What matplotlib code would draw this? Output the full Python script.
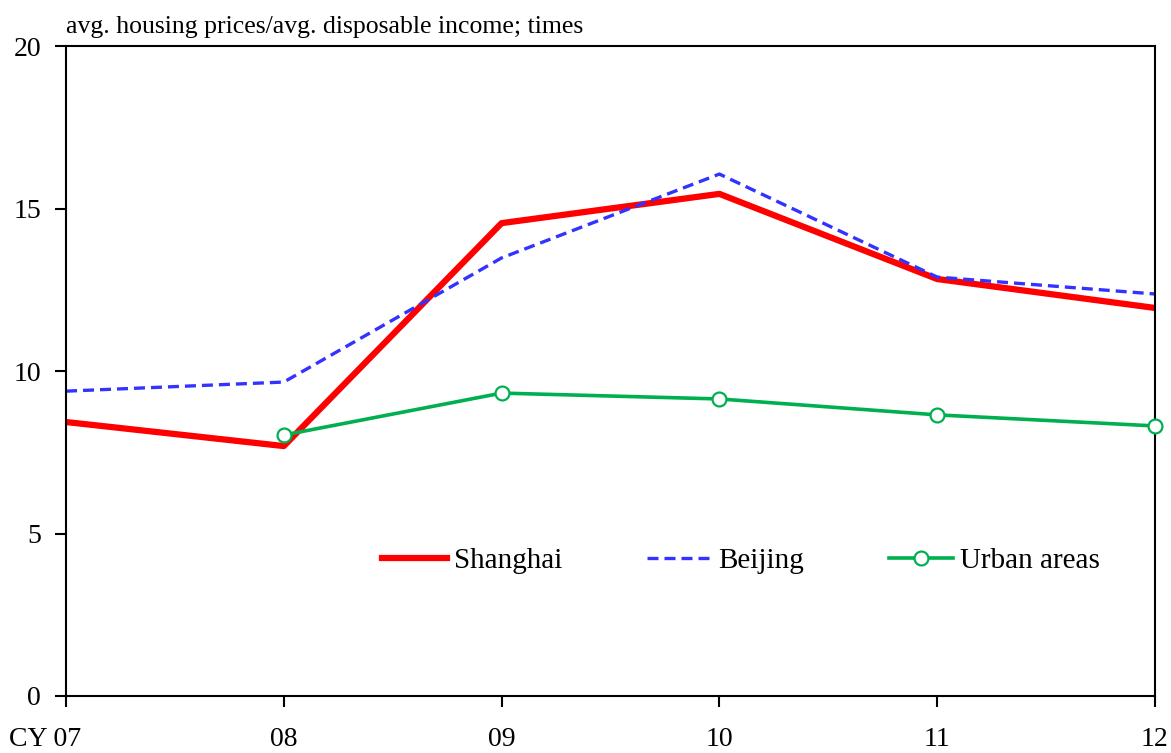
import matplotlib

matplotlib.use("Agg")
import matplotlib.pyplot as plt
from matplotlib.transforms import ScaledTranslation

plt.rcParams["font.family"] = ["Liberation Serif", "DejaVu Serif"]

# Values (times: avg. housing price / avg. disposable income)
YEARS = ["CY 07", "08", "09", "10", "11", "12"]
SHANGHAI = [8.43, 7.69, 14.55, 15.45, 12.83, 11.94]
BEIJING = [9.38, 9.66, 13.48, 16.06, 12.89, 12.37]
URBAN = [None, 8.03, 9.32, 9.14, 8.65, 8.31]
YTICKS = [0, 5, 10, 15, 20]


def main():
    fig = plt.figure(figsize=(11.71, 7.53), dpi=100)
    ax = fig.add_axes([0.0564, 0.0757, 0.9299, 0.8632])

    x = list(range(len(YEARS)))
    ax.plot(x, SHANGHAI, color="#ff0000", lw=4.5, label="Shanghai")
    ax.plot(x, BEIJING, color="#3333ff", lw=2.4, ls=(0, (3.3, 1.8)), label="Beijing")
    ux = [i for i, v in zip(x, URBAN) if v is not None]
    uy = [v for v in URBAN if v is not None]
    ax.plot(ux, uy, color="#00b050", lw=2.6, marker="o", ms=10, mfc="white",
            mec="#00b050", mew=1.6, label="Urban areas", clip_on=False, zorder=5)

    ax.set_xlim(0, len(YEARS) - 1)
    ax.set_ylim(0, 20)
    ax.set_xticks(x)
    ax.set_xticklabels(YEARS, fontsize=20)
    ax.set_yticks(YTICKS)
    ax.set_yticklabels([str(t) for t in YTICKS], fontsize=20)
    ax.tick_params(axis="both", direction="out", length=8, width=1.5, pad=10)
    ax.tick_params(axis="x", pad=14)
    for sp in ax.spines.values():
        sp.set_linewidth(1.5)

    # "CY 07": the "07" part sits under the tick, the prefix hangs to the left
    first = ax.get_xticklabels()[0]
    first.set_transform(first.get_transform() + ScaledTranslation(-0.21, 0, fig.dpi_scale_trans))

    ax.text(0.0, 1.012, "avg. housing prices/avg. disposable income; times",
            transform=ax.transAxes, fontsize=18.5, ha="left", va="bottom")

    ax.legend(loc="center", bbox_to_anchor=(0.62, 0.208), ncol=3, frameon=False,
              fontsize=21, handlelength=2.2, columnspacing=2.9, handletextpad=0.25)

    fig.savefig("out.png", dpi=100)
    plt.close(fig)


if __name__ == "__main__":
    main()
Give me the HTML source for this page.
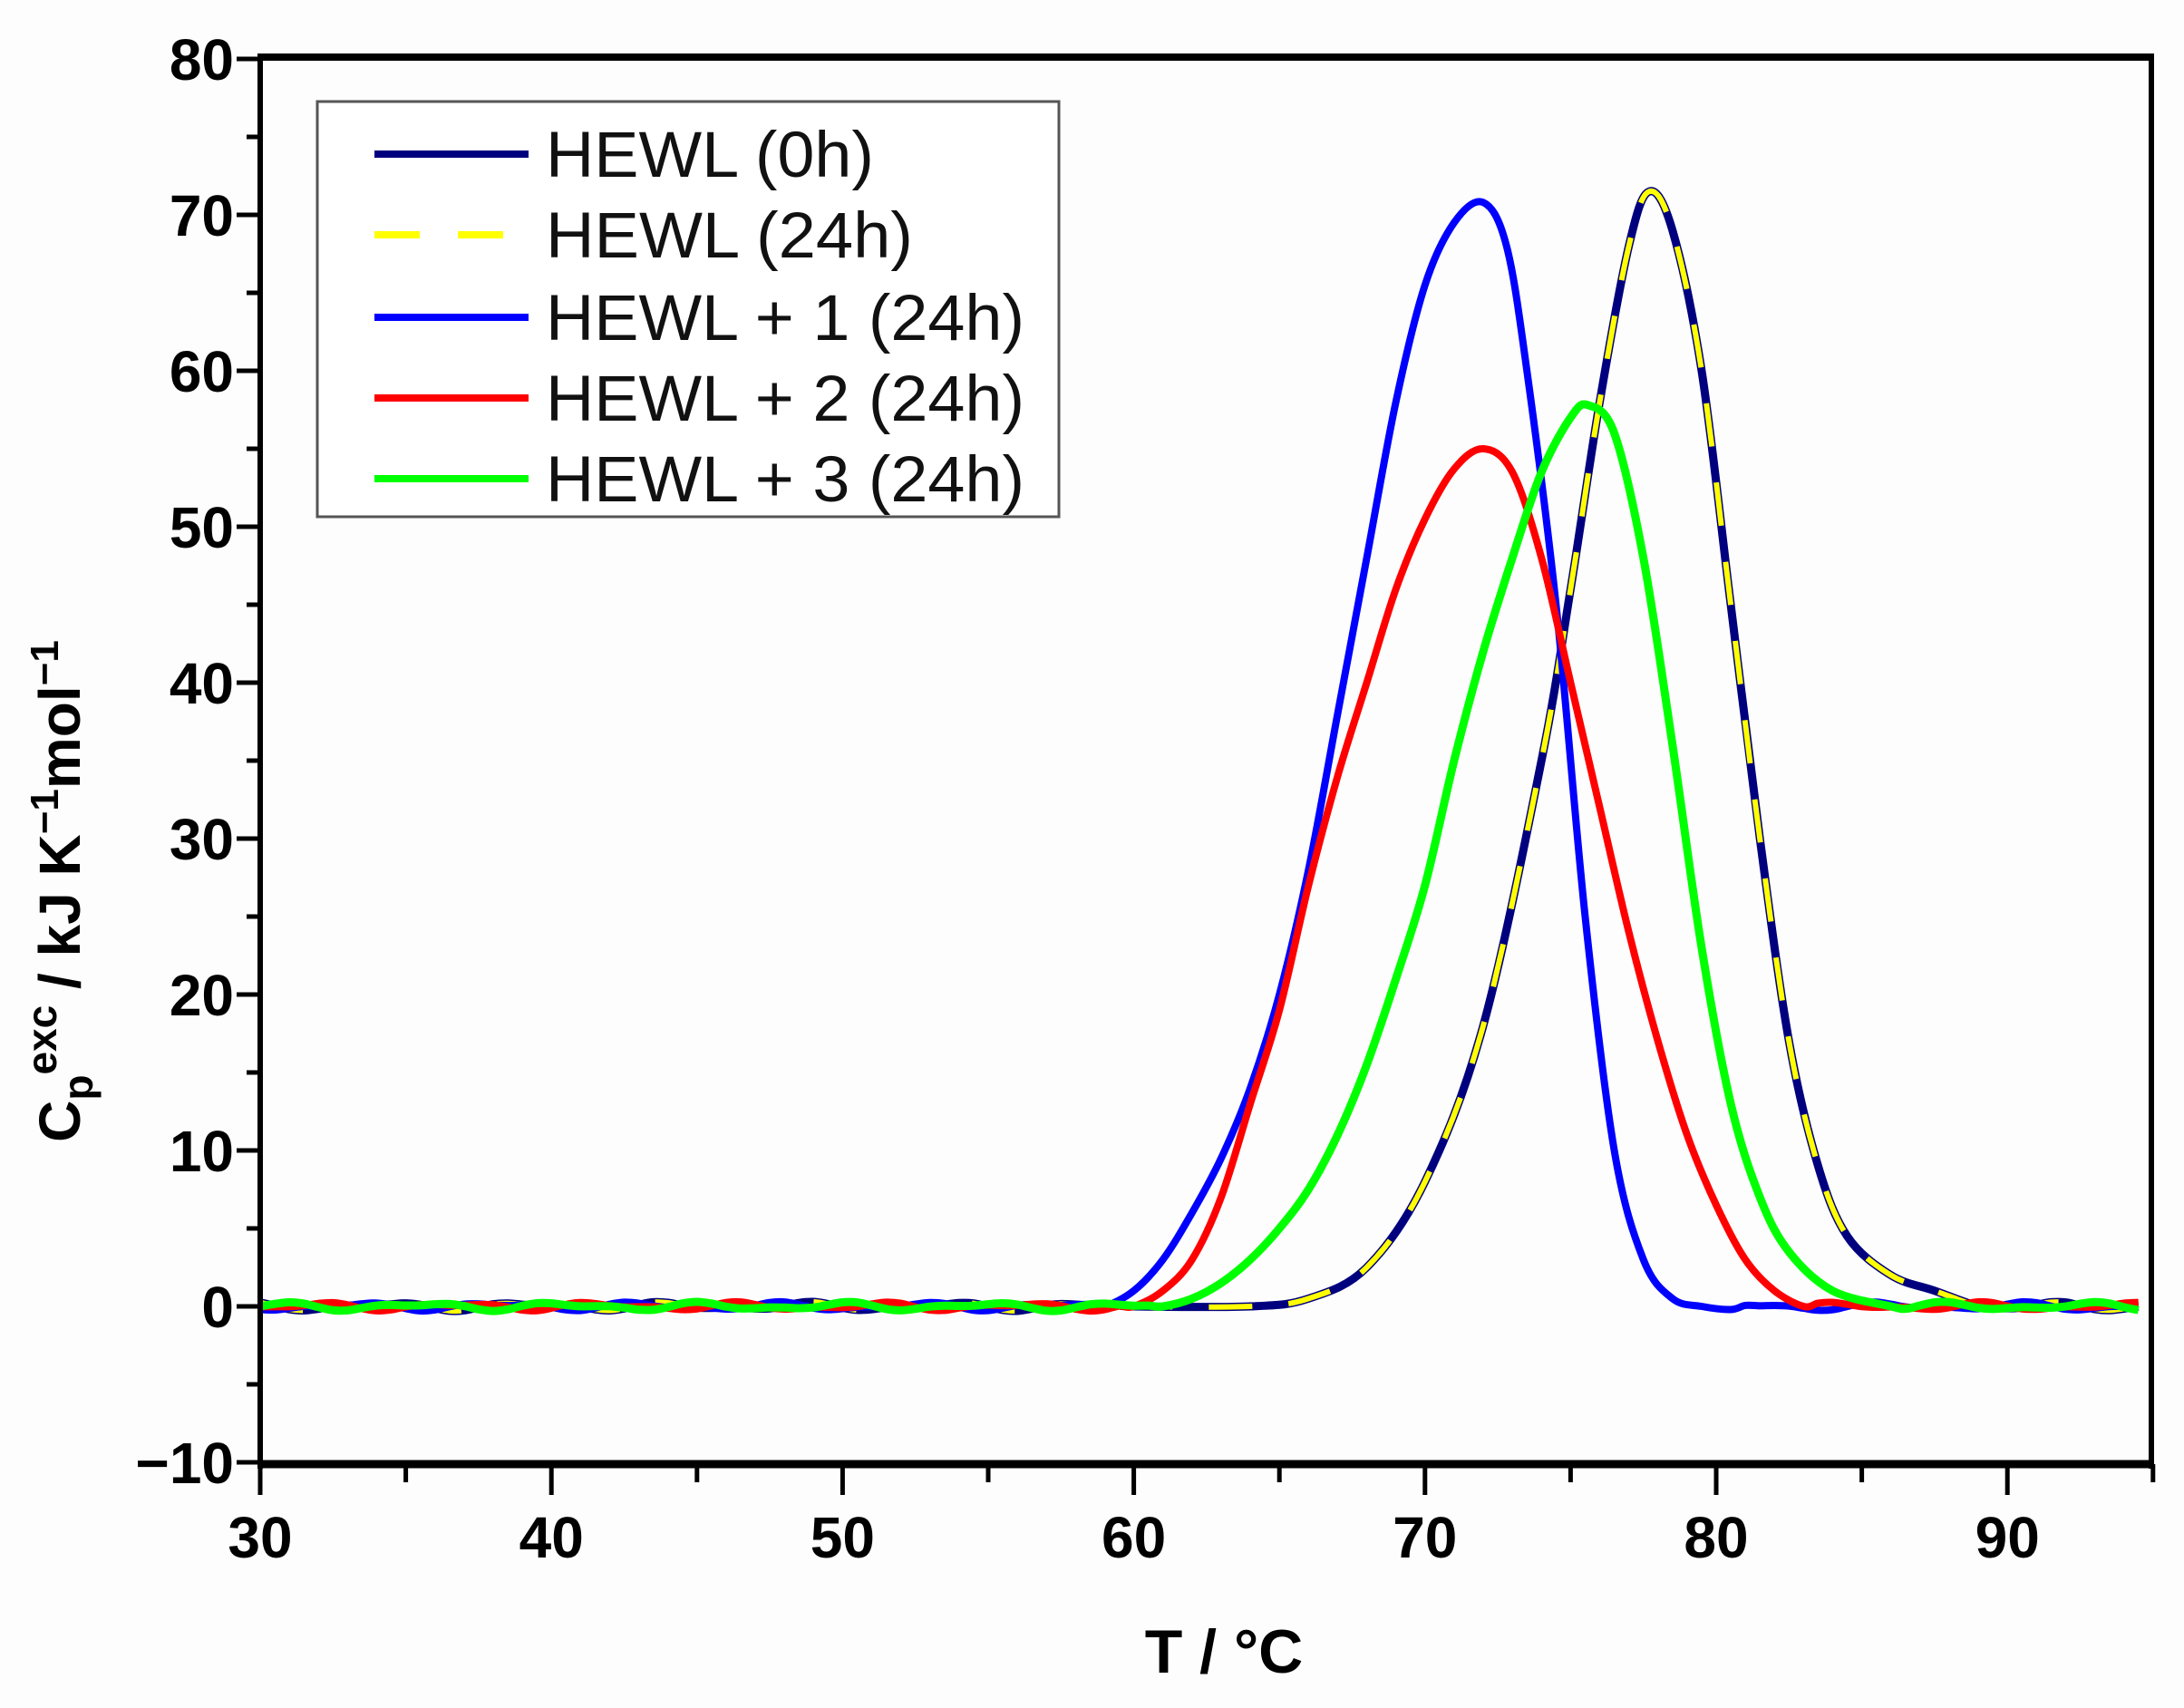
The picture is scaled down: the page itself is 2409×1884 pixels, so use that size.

PROBLEM STATEMENT: Copy out the whole listing exactly, and don't carry over any pictures.

FULL RESPONSE:
What matplotlib code would draw this? Output the full Python script.
import matplotlib

matplotlib.use("Agg")
import matplotlib.pyplot as plt
from matplotlib.transforms import ScaledTranslation

plt.rcParams["font.family"] = ["Liberation Serif", "DejaVu Serif"]

# Values (times: avg. housing price / avg. disposable income)
YEARS = ["CY 07", "08", "09", "10", "11", "12"]
SHANGHAI = [8.43, 7.69, 14.55, 15.45, 12.83, 11.94]
BEIJING = [9.38, 9.66, 13.48, 16.06, 12.89, 12.37]
URBAN = [None, 8.03, 9.32, 9.14, 8.65, 8.31]
YTICKS = [0, 5, 10, 15, 20]


def main():
    fig = plt.figure(figsize=(11.71, 7.53), dpi=100)
    ax = fig.add_axes([0.0564, 0.0757, 0.9299, 0.8632])

    x = list(range(len(YEARS)))
    ax.plot(x, SHANGHAI, color="#ff0000", lw=4.5, label="Shanghai")
    ax.plot(x, BEIJING, color="#3333ff", lw=2.4, ls=(0, (3.3, 1.8)), label="Beijing")
    ux = [i for i, v in zip(x, URBAN) if v is not None]
    uy = [v for v in URBAN if v is not None]
    ax.plot(ux, uy, color="#00b050", lw=2.6, marker="o", ms=10, mfc="white",
            mec="#00b050", mew=1.6, label="Urban areas", clip_on=False, zorder=5)

    ax.set_xlim(0, len(YEARS) - 1)
    ax.set_ylim(0, 20)
    ax.set_xticks(x)
    ax.set_xticklabels(YEARS, fontsize=20)
    ax.set_yticks(YTICKS)
    ax.set_yticklabels([str(t) for t in YTICKS], fontsize=20)
    ax.tick_params(axis="both", direction="out", length=8, width=1.5, pad=10)
    ax.tick_params(axis="x", pad=14)
    for sp in ax.spines.values():
        sp.set_linewidth(1.5)

    # "CY 07": the "07" part sits under the tick, the prefix hangs to the left
    first = ax.get_xticklabels()[0]
    first.set_transform(first.get_transform() + ScaledTranslation(-0.21, 0, fig.dpi_scale_trans))

    ax.text(0.0, 1.012, "avg. housing prices/avg. disposable income; times",
            transform=ax.transAxes, fontsize=18.5, ha="left", va="bottom")

    ax.legend(loc="center", bbox_to_anchor=(0.62, 0.208), ncol=3, frameon=False,
              fontsize=21, handlelength=2.2, columnspacing=2.9, handletextpad=0.25)

    fig.savefig("out.png", dpi=100)
    plt.close(fig)


if __name__ == "__main__":
    main()
Give me the HTML source for this page.
The picture is scaled down: the page itself is 2409×1884 pixels, so use that size.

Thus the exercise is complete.